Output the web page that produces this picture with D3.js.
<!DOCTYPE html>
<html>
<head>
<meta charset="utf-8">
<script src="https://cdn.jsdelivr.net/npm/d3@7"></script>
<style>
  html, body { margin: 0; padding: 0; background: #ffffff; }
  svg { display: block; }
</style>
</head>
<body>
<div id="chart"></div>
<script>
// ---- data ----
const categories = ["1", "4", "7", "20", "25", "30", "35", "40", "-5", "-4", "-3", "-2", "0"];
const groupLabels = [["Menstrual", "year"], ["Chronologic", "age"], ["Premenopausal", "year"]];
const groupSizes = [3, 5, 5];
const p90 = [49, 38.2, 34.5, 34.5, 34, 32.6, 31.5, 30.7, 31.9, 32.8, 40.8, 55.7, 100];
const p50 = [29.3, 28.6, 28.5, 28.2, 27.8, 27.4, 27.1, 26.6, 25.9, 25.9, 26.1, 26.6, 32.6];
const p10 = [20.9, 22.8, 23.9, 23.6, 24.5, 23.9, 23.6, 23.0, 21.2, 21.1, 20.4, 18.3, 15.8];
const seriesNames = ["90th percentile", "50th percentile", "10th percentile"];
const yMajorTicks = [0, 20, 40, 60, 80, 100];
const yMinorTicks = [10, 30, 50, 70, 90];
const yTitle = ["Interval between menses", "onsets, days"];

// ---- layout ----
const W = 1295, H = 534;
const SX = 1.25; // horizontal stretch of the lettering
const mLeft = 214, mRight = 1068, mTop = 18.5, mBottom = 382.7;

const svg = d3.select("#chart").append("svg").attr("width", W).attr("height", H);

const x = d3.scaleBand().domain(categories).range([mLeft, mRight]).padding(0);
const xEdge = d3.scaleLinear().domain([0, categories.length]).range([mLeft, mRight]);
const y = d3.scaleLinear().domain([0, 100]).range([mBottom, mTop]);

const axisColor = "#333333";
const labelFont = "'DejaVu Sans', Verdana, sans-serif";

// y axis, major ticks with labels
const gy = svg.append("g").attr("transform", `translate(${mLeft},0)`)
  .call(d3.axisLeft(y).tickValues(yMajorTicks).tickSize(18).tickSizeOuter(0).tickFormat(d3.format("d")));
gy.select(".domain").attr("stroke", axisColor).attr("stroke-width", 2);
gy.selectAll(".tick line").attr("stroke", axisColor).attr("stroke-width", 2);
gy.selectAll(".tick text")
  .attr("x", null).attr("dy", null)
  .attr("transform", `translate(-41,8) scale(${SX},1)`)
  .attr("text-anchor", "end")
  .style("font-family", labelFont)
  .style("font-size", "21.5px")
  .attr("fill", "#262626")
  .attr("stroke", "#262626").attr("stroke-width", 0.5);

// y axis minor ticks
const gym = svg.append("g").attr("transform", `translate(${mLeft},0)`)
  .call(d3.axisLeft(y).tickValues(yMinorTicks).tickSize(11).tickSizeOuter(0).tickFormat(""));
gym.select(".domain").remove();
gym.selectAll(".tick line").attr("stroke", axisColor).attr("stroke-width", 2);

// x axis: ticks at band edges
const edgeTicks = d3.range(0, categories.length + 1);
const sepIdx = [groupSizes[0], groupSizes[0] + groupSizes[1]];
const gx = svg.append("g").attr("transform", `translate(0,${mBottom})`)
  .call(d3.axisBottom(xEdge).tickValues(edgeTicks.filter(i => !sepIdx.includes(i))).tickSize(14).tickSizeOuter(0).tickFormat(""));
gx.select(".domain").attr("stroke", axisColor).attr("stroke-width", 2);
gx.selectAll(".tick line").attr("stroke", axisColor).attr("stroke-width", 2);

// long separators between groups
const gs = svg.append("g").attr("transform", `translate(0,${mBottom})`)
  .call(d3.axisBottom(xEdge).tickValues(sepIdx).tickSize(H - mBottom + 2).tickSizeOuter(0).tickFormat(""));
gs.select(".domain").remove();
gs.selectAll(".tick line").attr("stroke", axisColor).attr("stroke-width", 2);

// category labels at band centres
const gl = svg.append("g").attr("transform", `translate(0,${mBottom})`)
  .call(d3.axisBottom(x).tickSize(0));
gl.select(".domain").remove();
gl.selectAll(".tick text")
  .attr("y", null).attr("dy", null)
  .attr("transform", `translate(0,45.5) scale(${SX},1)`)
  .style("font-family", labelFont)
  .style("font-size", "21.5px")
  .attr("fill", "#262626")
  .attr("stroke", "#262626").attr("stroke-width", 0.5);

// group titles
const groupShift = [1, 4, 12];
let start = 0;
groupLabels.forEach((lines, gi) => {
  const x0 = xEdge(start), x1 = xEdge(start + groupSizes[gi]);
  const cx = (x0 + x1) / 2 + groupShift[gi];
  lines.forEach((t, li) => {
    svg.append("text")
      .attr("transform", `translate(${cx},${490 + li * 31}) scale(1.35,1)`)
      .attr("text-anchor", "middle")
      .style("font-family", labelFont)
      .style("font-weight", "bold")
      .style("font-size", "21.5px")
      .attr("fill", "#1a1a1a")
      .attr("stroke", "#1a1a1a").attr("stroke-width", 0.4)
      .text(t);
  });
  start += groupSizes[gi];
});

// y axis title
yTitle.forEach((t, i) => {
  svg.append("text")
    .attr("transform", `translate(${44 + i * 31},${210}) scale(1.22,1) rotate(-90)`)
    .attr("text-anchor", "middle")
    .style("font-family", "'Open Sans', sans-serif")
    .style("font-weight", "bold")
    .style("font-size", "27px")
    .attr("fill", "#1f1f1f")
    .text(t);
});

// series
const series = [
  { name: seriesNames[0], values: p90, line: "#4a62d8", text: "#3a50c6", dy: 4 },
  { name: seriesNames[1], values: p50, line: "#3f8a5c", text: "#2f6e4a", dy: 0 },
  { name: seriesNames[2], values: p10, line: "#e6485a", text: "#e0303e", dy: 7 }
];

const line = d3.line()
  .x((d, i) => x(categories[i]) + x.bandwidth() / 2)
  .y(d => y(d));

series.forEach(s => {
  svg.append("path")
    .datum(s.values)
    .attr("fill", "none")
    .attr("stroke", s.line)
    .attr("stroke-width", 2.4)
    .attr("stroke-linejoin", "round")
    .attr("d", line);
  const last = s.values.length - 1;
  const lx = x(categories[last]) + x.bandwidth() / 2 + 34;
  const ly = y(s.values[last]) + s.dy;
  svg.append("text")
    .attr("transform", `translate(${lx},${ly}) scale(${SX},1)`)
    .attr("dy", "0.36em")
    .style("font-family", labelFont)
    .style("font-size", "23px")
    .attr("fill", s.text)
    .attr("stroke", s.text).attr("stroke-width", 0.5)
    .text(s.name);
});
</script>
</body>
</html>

===============

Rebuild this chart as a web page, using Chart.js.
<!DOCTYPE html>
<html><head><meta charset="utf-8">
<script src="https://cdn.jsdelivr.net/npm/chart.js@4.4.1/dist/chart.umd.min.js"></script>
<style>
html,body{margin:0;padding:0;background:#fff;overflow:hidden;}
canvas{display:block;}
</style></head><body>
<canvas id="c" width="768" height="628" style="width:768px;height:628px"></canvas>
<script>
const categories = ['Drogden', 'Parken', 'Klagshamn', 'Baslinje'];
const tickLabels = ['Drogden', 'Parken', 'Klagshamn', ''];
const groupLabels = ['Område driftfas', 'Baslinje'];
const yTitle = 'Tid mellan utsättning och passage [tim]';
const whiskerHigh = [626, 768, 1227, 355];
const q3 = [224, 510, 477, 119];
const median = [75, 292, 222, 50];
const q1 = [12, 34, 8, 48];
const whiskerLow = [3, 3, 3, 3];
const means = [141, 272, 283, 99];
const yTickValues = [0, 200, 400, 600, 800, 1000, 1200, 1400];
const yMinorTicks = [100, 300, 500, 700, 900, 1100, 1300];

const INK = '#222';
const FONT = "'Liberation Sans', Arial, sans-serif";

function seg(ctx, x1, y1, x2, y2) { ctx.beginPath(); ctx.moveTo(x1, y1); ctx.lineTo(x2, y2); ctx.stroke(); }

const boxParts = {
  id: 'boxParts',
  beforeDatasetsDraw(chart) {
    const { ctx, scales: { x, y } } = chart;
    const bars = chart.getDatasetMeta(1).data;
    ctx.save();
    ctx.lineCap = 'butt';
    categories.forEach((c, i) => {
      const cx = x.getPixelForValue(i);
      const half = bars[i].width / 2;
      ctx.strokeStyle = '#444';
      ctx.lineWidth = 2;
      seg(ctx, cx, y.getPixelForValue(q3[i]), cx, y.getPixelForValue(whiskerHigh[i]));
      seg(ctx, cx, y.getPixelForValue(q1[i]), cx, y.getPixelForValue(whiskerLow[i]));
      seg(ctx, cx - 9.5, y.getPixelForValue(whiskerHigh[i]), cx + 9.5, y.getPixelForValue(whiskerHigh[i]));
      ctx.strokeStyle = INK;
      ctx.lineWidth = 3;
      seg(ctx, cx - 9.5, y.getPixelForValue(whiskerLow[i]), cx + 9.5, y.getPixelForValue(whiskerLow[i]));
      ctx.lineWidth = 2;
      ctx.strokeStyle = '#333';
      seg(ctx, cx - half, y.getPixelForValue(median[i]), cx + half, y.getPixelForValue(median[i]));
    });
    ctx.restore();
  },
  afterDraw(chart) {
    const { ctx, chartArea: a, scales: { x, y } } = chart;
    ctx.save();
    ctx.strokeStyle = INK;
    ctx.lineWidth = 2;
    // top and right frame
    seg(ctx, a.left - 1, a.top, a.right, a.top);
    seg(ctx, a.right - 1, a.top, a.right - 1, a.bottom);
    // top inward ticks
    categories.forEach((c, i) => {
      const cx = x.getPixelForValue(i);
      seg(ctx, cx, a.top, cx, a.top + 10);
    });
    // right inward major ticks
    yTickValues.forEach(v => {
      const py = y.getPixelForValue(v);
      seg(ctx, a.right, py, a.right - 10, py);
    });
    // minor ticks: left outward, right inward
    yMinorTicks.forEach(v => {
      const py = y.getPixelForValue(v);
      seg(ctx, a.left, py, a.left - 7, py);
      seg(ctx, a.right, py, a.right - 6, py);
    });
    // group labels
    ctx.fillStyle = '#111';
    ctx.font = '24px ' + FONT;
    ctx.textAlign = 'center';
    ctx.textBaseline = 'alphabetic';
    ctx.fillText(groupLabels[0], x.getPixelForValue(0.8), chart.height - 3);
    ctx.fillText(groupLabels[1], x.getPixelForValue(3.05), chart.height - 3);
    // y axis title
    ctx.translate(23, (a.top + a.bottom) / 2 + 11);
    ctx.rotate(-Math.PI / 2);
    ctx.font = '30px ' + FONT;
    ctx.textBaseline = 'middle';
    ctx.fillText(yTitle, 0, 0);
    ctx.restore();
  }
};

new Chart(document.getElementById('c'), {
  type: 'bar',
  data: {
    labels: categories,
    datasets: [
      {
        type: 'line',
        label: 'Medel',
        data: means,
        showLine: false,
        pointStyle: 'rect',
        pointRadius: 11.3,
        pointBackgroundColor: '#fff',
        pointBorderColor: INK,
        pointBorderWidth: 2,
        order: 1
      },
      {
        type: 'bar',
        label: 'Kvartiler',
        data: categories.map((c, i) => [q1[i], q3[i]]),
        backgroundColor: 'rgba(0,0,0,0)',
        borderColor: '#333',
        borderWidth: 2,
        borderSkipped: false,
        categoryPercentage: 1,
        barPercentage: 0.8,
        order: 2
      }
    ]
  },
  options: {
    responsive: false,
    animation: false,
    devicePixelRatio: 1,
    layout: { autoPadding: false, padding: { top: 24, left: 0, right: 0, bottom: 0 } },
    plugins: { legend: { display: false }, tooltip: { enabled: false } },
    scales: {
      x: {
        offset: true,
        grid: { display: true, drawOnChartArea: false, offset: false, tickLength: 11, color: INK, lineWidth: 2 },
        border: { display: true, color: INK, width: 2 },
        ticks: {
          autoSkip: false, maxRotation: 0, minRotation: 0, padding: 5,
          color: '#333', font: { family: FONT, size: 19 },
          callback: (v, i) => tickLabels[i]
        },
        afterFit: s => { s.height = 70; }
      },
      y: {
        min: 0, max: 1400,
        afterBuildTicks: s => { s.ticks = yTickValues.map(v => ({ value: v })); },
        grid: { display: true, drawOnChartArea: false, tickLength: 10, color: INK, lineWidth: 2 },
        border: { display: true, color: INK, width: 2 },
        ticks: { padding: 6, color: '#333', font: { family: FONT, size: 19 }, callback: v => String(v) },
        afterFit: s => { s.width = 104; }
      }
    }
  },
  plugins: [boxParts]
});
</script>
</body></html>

===============

### [WORK TO COMPLETE]
Reproduce verbatim the lines above, from the line with "Rebuild this chart" through the line with "function seg(ctx, x1, y1, x2, y2)".

### [COMPLETE OUTPUT]
Rebuild this chart as a web page, using Chart.js.
<!DOCTYPE html>
<html><head><meta charset="utf-8">
<script src="https://cdn.jsdelivr.net/npm/chart.js@4.4.1/dist/chart.umd.min.js"></script>
<style>
html,body{margin:0;padding:0;background:#fff;overflow:hidden;}
canvas{display:block;}
</style></head><body>
<canvas id="c" width="768" height="628" style="width:768px;height:628px"></canvas>
<script>
const categories = ['Drogden', 'Parken', 'Klagshamn', 'Baslinje'];
const tickLabels = ['Drogden', 'Parken', 'Klagshamn', ''];
const groupLabels = ['Område driftfas', 'Baslinje'];
const yTitle = 'Tid mellan utsättning och passage [tim]';
const whiskerHigh = [626, 768, 1227, 355];
const q3 = [224, 510, 477, 119];
const median = [75, 292, 222, 50];
const q1 = [12, 34, 8, 48];
const whiskerLow = [3, 3, 3, 3];
const means = [141, 272, 283, 99];
const yTickValues = [0, 200, 400, 600, 800, 1000, 1200, 1400];
const yMinorTicks = [100, 300, 500, 700, 900, 1100, 1300];

const INK = '#222';
const FONT = "'Liberation Sans', Arial, sans-serif";

function seg(ctx, x1, y1, x2, y2) { ctx.beginPath(); ctx.moveTo(x1, y1); ctx.lineTo(x2, y2); ctx.stroke(); }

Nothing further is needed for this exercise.